--- START OF Data block ---
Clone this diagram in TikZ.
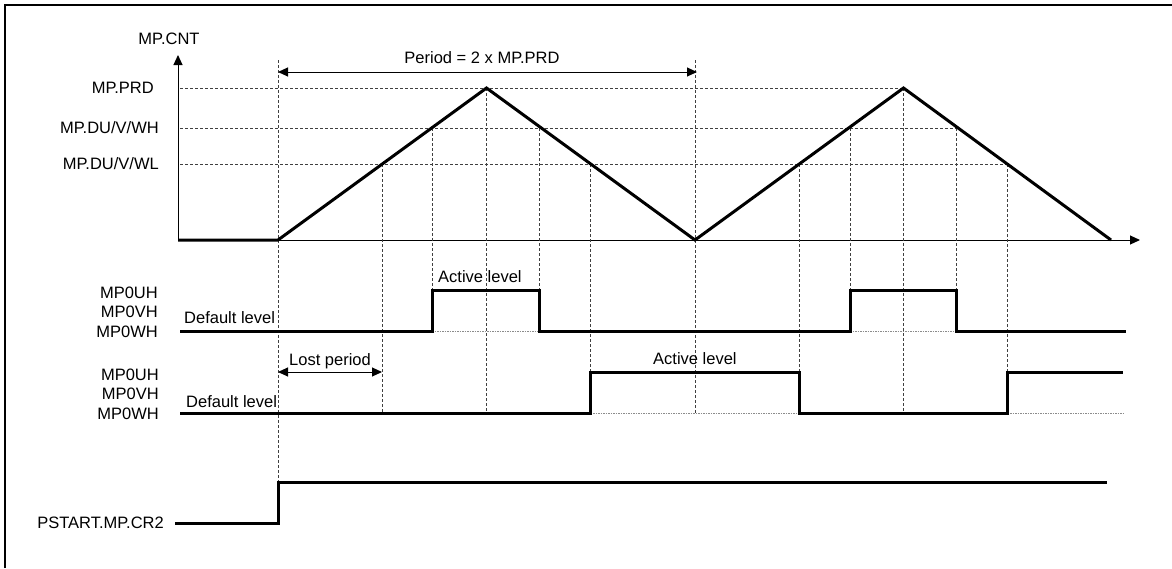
\documentclass[tikz,border=0pt]{standalone}
\usepackage{fontspec}
\setmainfont{Liberation Sans}
\usetikzlibrary{arrows.meta,positioning}

\begin{document}
\begin{tikzpicture}[
  x=1pt,y=-1pt,
  lbl/.style={inner sep=0pt,text depth=0pt,font=\fontsize{16.5}{19.5}\selectfont},
  wave/.style={line width=3pt,line join=miter},
  axis/.style={line width=1pt,-{Triangle[length=10pt,width=9pt]}},
  guide/.style={line width=0.8pt,dash pattern=on 3pt off 2pt,black!75},
  baseline/.style={line width=0.8pt,dash pattern=on 1.5pt off 1pt,black!45},
  dim/.style={line width=1pt,{Triangle[length=10pt,width=9pt]}-{Triangle[length=10pt,width=9pt]}}
]
  \useasboundingbox (0,0) rectangle (1172,568);
  % Frame
  \draw[line width=2.5pt] (5,568) -- (5,5) -- (1172,5);

  % Counter axes
  \coordinate (o) at (178,240);
  \coordinate (ytop) at (178,55);
  \coordinate (xend) at (1140,240);
  \draw[axis] (o) -- (ytop);
  \draw[axis] (o) -- (xend);
  \node[lbl] (cnt) at (169,39) {MP.CNT};
  \node[lbl,anchor=east] (prd) at (154,88) {MP.PRD};
  \node[lbl,anchor=east] (wh) at (159,128) {MP.DU/V/WH};
  \node[lbl,anchor=east] (wl) at (159,164) {MP.DU/V/WL};

  % Triangle counter
  \coordinate (s0) at (278,240);
  \coordinate (pk1) at (486.5,88);
  \coordinate (vl) at (695,240);
  \coordinate (pk2) at (903.5,88);
  \coordinate (s1) at (1111,240);
  \foreach \n/\x in {l1/382,l2/590.5,l3/799,l4/1007.5} \coordinate (\n) at (\x,164);
  \foreach \n/\x in {h1/432,h2/539,h3/850,h4/956} \coordinate (\n) at (\x,128);

  % Levels of the outputs
  \coordinate (ulo) at (180,331); \coordinate (uhi) at (180,290); \coordinate (uend) at (1126,331);
  \coordinate (vlo) at (180,413); \coordinate (vhi) at (180,372); \coordinate (vend) at (1123,372);
  \coordinate (plo) at (175,523); \coordinate (pup) at (278,482); \coordinate (pend) at (1107,482);
  \coordinate (t0) at (278,60);

  % Guides
  \draw[guide] (o |- pk2) ++(2,0) -- (pk2);
  \draw[guide] (o |- h4) ++(2,0) -- (h4);
  \draw[guide] (o |- l4) ++(2,0) -- (l4);
  \draw[guide] (t0) -- (pup);
  \draw[guide] (vl |- t0) -- (vl |- vlo);
  \draw[guide] (pk1) -- (pk1 |- vlo);
  \draw[guide] (pk2) -- (pk2 |- vlo);
  \draw[guide] (l1) -- (l1 |- vlo);
  \foreach \n in {l2,l3,l4} \draw[guide] (\n) -- (\n |- vhi);
  \foreach \n in {h1,h2,h3,h4} \draw[guide] (\n) -- (\n |- uhi);
  \draw[baseline] (h1 |- ulo) -- (h2 |- ulo);
  \draw[baseline] (h3 |- ulo) -- (h4 |- ulo);
  \draw[baseline] (l2 |- vlo) -- (l3 |- vlo);
  \draw[baseline] (l4 |- vlo) -- (vend |- vlo);

  \draw[wave] (o) -- (s0) -- (pk1) -- (vl) -- (pk2) -- (s1);

  % Output signals
  \draw[wave] (ulo) -- (h1 |- ulo) |- (h2 |- uhi) |- (h3 |- ulo) |- (h4 |- uhi) |- (uend);
  \draw[wave] (vlo) -- (l2 |- vlo) |- (l3 |- vhi) |- (l4 |- vlo) |- (vend);
  \draw[wave] (plo) -| (pup) -- (pend);

  \node[lbl,anchor=east,align=right] (outa) at (158,312) {MP0UH\\MP0VH\\MP0WH};
  \node[lbl,anchor=east,align=right] (outb) at (159,394) {MP0UH\\MP0VH\\MP0WH};
  \node[lbl,anchor=east] (pstart) at (164,523) {PSTART.MP.CR2};
  \node[lbl,anchor=west] (defa) at (184,318) {Default level};
  \node[lbl,anchor=west] (defb) at (186,402) {Default level};
  \node[lbl,anchor=west] (acta) at (438,277) {Active level};
  \node[lbl,anchor=west] (actb) at (653,359) {Active level};

  % Periods
  \coordinate (pa) at (278,72); \coordinate (pb) at (697,72);
  \draw[dim] (pa) -- (pb);
  \node[lbl] (per) at (482,58) {Period = 2 x MP.PRD};
  \coordinate (la) at (278,372); \coordinate (lb) at (382,372);
  \draw[dim] (la) -- (lb);
  \node[lbl] (lost) at (330,360) {Lost period};
\end{tikzpicture}
\end{document}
--- END OF Data block ---
### Your objective
Reproduce all of the data exactly, omitting each picture it holds.

### The result
Clone this diagram in TikZ.
\documentclass[tikz,border=0pt]{standalone}
\usepackage{fontspec}
\setmainfont{Liberation Sans}
\usetikzlibrary{arrows.meta,positioning}

\begin{document}
\begin{tikzpicture}[
  x=1pt,y=-1pt,
  lbl/.style={inner sep=0pt,text depth=0pt,font=\fontsize{16.5}{19.5}\selectfont},
  wave/.style={line width=3pt,line join=miter},
  axis/.style={line width=1pt,-{Triangle[length=10pt,width=9pt]}},
  guide/.style={line width=0.8pt,dash pattern=on 3pt off 2pt,black!75},
  baseline/.style={line width=0.8pt,dash pattern=on 1.5pt off 1pt,black!45},
  dim/.style={line width=1pt,{Triangle[length=10pt,width=9pt]}-{Triangle[length=10pt,width=9pt]}}
]
  \useasboundingbox (0,0) rectangle (1172,568);
  % Frame
  \draw[line width=2.5pt] (5,568) -- (5,5) -- (1172,5);

  % Counter axes
  \coordinate (o) at (178,240);
  \coordinate (ytop) at (178,55);
  \coordinate (xend) at (1140,240);
  \draw[axis] (o) -- (ytop);
  \draw[axis] (o) -- (xend);
  \node[lbl] (cnt) at (169,39) {MP.CNT};
  \node[lbl,anchor=east] (prd) at (154,88) {MP.PRD};
  \node[lbl,anchor=east] (wh) at (159,128) {MP.DU/V/WH};
  \node[lbl,anchor=east] (wl) at (159,164) {MP.DU/V/WL};

  % Triangle counter
  \coordinate (s0) at (278,240);
  \coordinate (pk1) at (486.5,88);
  \coordinate (vl) at (695,240);
  \coordinate (pk2) at (903.5,88);
  \coordinate (s1) at (1111,240);
  \foreach \n/\x in {l1/382,l2/590.5,l3/799,l4/1007.5} \coordinate (\n) at (\x,164);
  \foreach \n/\x in {h1/432,h2/539,h3/850,h4/956} \coordinate (\n) at (\x,128);

  % Levels of the outputs
  \coordinate (ulo) at (180,331); \coordinate (uhi) at (180,290); \coordinate (uend) at (1126,331);
  \coordinate (vlo) at (180,413); \coordinate (vhi) at (180,372); \coordinate (vend) at (1123,372);
  \coordinate (plo) at (175,523); \coordinate (pup) at (278,482); \coordinate (pend) at (1107,482);
  \coordinate (t0) at (278,60);

  % Guides
  \draw[guide] (o |- pk2) ++(2,0) -- (pk2);
  \draw[guide] (o |- h4) ++(2,0) -- (h4);
  \draw[guide] (o |- l4) ++(2,0) -- (l4);
  \draw[guide] (t0) -- (pup);
  \draw[guide] (vl |- t0) -- (vl |- vlo);
  \draw[guide] (pk1) -- (pk1 |- vlo);
  \draw[guide] (pk2) -- (pk2 |- vlo);
  \draw[guide] (l1) -- (l1 |- vlo);
  \foreach \n in {l2,l3,l4} \draw[guide] (\n) -- (\n |- vhi);
  \foreach \n in {h1,h2,h3,h4} \draw[guide] (\n) -- (\n |- uhi);
  \draw[baseline] (h1 |- ulo) -- (h2 |- ulo);
  \draw[baseline] (h3 |- ulo) -- (h4 |- ulo);
  \draw[baseline] (l2 |- vlo) -- (l3 |- vlo);
  \draw[baseline] (l4 |- vlo) -- (vend |- vlo);

  \draw[wave] (o) -- (s0) -- (pk1) -- (vl) -- (pk2) -- (s1);

  % Output signals
  \draw[wave] (ulo) -- (h1 |- ulo) |- (h2 |- uhi) |- (h3 |- ulo) |- (h4 |- uhi) |- (uend);
  \draw[wave] (vlo) -- (l2 |- vlo) |- (l3 |- vhi) |- (l4 |- vlo) |- (vend);
  \draw[wave] (plo) -| (pup) -- (pend);

  \node[lbl,anchor=east,align=right] (outa) at (158,312) {MP0UH\\MP0VH\\MP0WH};
  \node[lbl,anchor=east,align=right] (outb) at (159,394) {MP0UH\\MP0VH\\MP0WH};
  \node[lbl,anchor=east] (pstart) at (164,523) {PSTART.MP.CR2};
  \node[lbl,anchor=west] (defa) at (184,318) {Default level};
  \node[lbl,anchor=west] (defb) at (186,402) {Default level};
  \node[lbl,anchor=west] (acta) at (438,277) {Active level};
  \node[lbl,anchor=west] (actb) at (653,359) {Active level};

  % Periods
  \coordinate (pa) at (278,72); \coordinate (pb) at (697,72);
  \draw[dim] (pa) -- (pb);
  \node[lbl] (per) at (482,58) {Period = 2 x MP.PRD};
  \coordinate (la) at (278,372); \coordinate (lb) at (382,372);
  \draw[dim] (la) -- (lb);
  \node[lbl] (lost) at (330,360) {Lost period};
\end{tikzpicture}
\end{document}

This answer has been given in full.